ECB rate cuts becoming less and less effective as economic stimulus in Ireland
Fianna Fáil Finance Spokesperson Michael McGrath has said that, each time the ECB changes its benchmark interest rate, the banks should be required by the Central Bank of Ireland to make a statement on the impact, if any, on the full range of products offered by the bank.
Deputy McGrath stated, “Apart from the welcome rate reduction enjoyed by those with tracker mortgages, it is difficult what positive impact, if any, last week’s ECB decision will have on personal and business customers of the banks in Ireland. This is despite the fact that the purpose of the ECB rate cut was to stimulate economic activity in a flagging eurozone economy.

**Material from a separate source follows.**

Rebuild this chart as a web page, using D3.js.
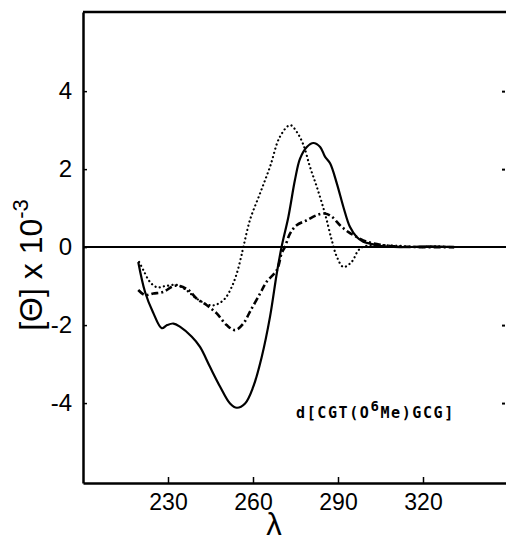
<!doctype html>
<html>
  <head>
    <meta charset="utf-8">
    <title>CD spectrum</title>
    <script src="https://cdn.jsdelivr.net/npm/d3@7"></script>
    <style>
      body { margin: 0; background: #fff; }
      text { font-family: "Liberation Sans", Arial, sans-serif; fill: #000; }
    </style>
  </head>
  <body>
    <script>
      // wavelength (nm) and [θ] x 10^-3
      const solidNm  = [219.5, 221.9, 224.7, 227.8, 229.7, 231.9, 234.2, 238.4, 241.3, 244.8, 248.4, 251.9, 254.3, 257.2, 260.1, 263.1, 266.0, 268.4, 270.1, 272.5, 274.8, 276.6, 279.0, 281.3, 283.7, 285.4, 287.2, 289.6, 291.9, 294.2, 296.6, 298.9, 301.3, 304.8, 311.9, 322, 331];
      const solidVal = [-0.38, -1.15, -1.67, -2.08, -2.0, -1.96, -2.04, -2.30, -2.56, -3.07, -3.58, -4.01, -4.12, -4.01, -3.58, -2.81, -1.79, -0.67, 0.01, 0.78, 1.72, 2.27, 2.57, 2.67, 2.57, 2.32, 2.15, 1.63, 1.03, 0.52, 0.26, 0.14, 0.09, 0.03, 0.0, 0.02, 0.0];

      const dotNm  = [219.8, 221.3, 223.6, 226.1, 228.9, 233.1, 236.4, 240.1, 244.8, 247.2, 250.1, 252.5, 254.3, 255.8, 256.6, 258.9, 262.5, 266.0, 269.5, 273.1, 275.4, 277.8, 280.1, 282.5, 285.4, 287.8, 289.6, 291.9, 294.8, 297.2, 298.9, 304.8, 312, 319, 325, 331];
      const dotVal = [-0.38, -0.59, -0.89, -1.03, -1.0, -0.97, -1.10, -1.32, -1.49, -1.47, -1.32, -1.02, -0.67, -0.25, 0.0, 0.69, 1.38, 2.06, 2.83, 3.13, 2.96, 2.62, 2.06, 1.55, 0.86, 0.18, -0.25, -0.51, -0.38, -0.08, 0.01, 0.05, 0.03, 0.0, 0.02, 0.0];

      const dashNm  = [219.5, 221.9, 224.8, 228.3, 231.9, 234.2, 237.2, 240.1, 243.7, 247.2, 250.7, 253.7, 256.6, 258.9, 262.5, 264.8, 268.4, 270.1, 271.3, 273.1, 275.4, 279.0, 282.5, 285.4, 287.8, 290.7, 293.6, 296.6, 300.1, 303.7, 308.4, 319, 331];
      const dashVal = [-1.10, -1.23, -1.19, -1.15, -1.00, -1.00, -1.10, -1.32, -1.49, -1.70, -2.0, -2.13, -1.96, -1.66, -1.19, -0.89, -0.59, -0.16, 0.01, 0.35, 0.56, 0.69, 0.82, 0.86, 0.78, 0.56, 0.39, 0.26, 0.14, 0.08, 0.03, 0.0, 0.0];

      const xTicks = [230, 260, 290, 320];
      const yTicks = [-4, -2, 0, 2, 4];

      const width = 506;
      const height = 543;

      const svg = d3.select('body').append('svg')
          .attr('width', width)
          .attr('height', height);

      const x = d3.scaleLinear().domain([200, 350]).range([83, 508]);
      const y = d3.scaleLinear().domain([-6.05, 6.03]).range([483, 12]);

      // frame: top line and zero line
      svg.append('line')
          .attr('x1', x(200)).attr('x2', width)
          .attr('y1', y(6.03)).attr('y2', y(6.03))
          .attr('stroke', '#000').attr('stroke-width', 2.5);
      svg.append('line')
          .attr('x1', x(200)).attr('x2', width)
          .attr('y1', y(0)).attr('y2', y(0))
          .attr('stroke', '#000').attr('stroke-width', 2);

      // bottom axis
      const gx = svg.append('g')
          .attr('transform', `translate(0, ${y(-6.05)})`)
          .call(d3.axisBottom(x).tickValues(xTicks).tickSizeInner(-6).tickSizeOuter(0).tickPadding(11));
      gx.select('.domain').attr('stroke-width', 2.5);
      gx.selectAll('.tick line').attr('stroke-width', 1.5);
      gx.selectAll('.tick text').attr('font-size', 23).attr('font-family', '"Liberation Sans", Arial, sans-serif');

      // left axis
      const gy = svg.append('g')
          .attr('transform', `translate(${x(200)}, 0)`)
          .call(d3.axisLeft(y).tickValues(yTicks).tickSizeInner(-4).tickSizeOuter(0).tickPadding(11)
            .tickFormat(d => d < 0 ? '-' + Math.abs(d) : d));
      gy.select('.domain').attr('stroke-width', 2.5);
      gy.selectAll('.tick line').attr('stroke-width', 1.5);
      gy.selectAll('.tick text').attr('font-size', 24).attr('font-family', '"Liberation Sans", Arial, sans-serif');

      // small ticks at the right edge
      const gr = svg.append('g')
          .attr('transform', 'translate(505, 0)')
          .call(d3.axisRight(y).tickValues([-4, -2, 2, 4]).tickSizeInner(-3).tickSizeOuter(0).tickFormat(''));
      gr.select('.domain').remove();
      gr.selectAll('.tick line').attr('stroke-width', 2);

      // curves
      const line = d3.line()
          .x(d => x(d[0]))
          .y(d => y(d[1]))
          .curve(d3.curveCatmullRom);

      svg.append('path')
          .datum(d3.zip(solidNm, solidVal))
          .attr('d', line)
          .attr('fill', 'none').attr('stroke', '#000').attr('stroke-width', 2.2);

      svg.append('path')
          .datum(d3.zip(dotNm, dotVal))
          .attr('d', line)
          .attr('fill', 'none').attr('stroke', '#000').attr('stroke-width', 2.2)
          .attr('stroke-linecap', 'round')
          .attr('stroke-dasharray', '0.1 4.2');

      svg.append('path')
          .datum(d3.zip(dashNm, dashVal))
          .attr('d', line)
          .attr('fill', 'none').attr('stroke', '#000').attr('stroke-width', 2.6)
          .attr('stroke-dasharray', '7 3 2 3');

      // y axis title
      const yt = svg.append('text')
          .attr('transform', 'translate(42, 265) rotate(-90)')
          .attr('text-anchor', 'middle')
          .attr('font-size', 32);
      yt.append('tspan').text('[Θ] x 10');
      yt.append('tspan').attr('dy', -14).attr('font-size', 22).text('-3');

      // x axis title
      svg.append('text')
          .attr('x', 274).attr('y', 535)
          .attr('text-anchor', 'middle')
          .attr('font-size', 31)
          .attr('font-family', '"DejaVu Sans", sans-serif')
          .text('λ');

      // sample label
      const lab = svg.append('text')
          .attr('x', 296).attr('y', 418)
          .attr('font-size', 15)
          .attr('font-weight', 'bold')
          .attr('letter-spacing', 1.6)
          .style('font-family', '"DejaVu Sans Mono", monospace');
      lab.append('tspan').text('d[CGT(O');
      lab.append('tspan').attr('dy', -7).attr('font-size', 14).text('6');
      lab.append('tspan').attr('dy', 7).text('Me)GCG]');
    </script>
  </body>
</html>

“Far from the rate cut stimulating economic activity in Ireland, the likelihood is that the banks will seek to make up for the additional losses on tracker mortgages as a result of the cut by implementing lower deposit rates and hiking variable loan rates even more. Following last week’s rate cut, not one bank came out and said that its variable mortgage rate would be reduced as a result.
“In my view, it is time the banks were required to make a formal statement in response to a change in the ECB’s benchmark rate. Aside from the obvious knock on effect on tracker products, the response would set out the likely impact – if any – of the rate change on a range of other measures including deposit rates, SME loan rates, variable mortgage rates, the bank’s funding mix and the bank’s profitability. It is only by assessing the impact of a rate change on all of these measures that we can begin to evaluate its influence on the wider Irish economy.
“I believe that requiring the banks to make such a statement would greatly improve our understanding of the impact of an ECB rate change on the Irish economy and would also serve to hold the banks accountable for their response to a change in the ECB rate.”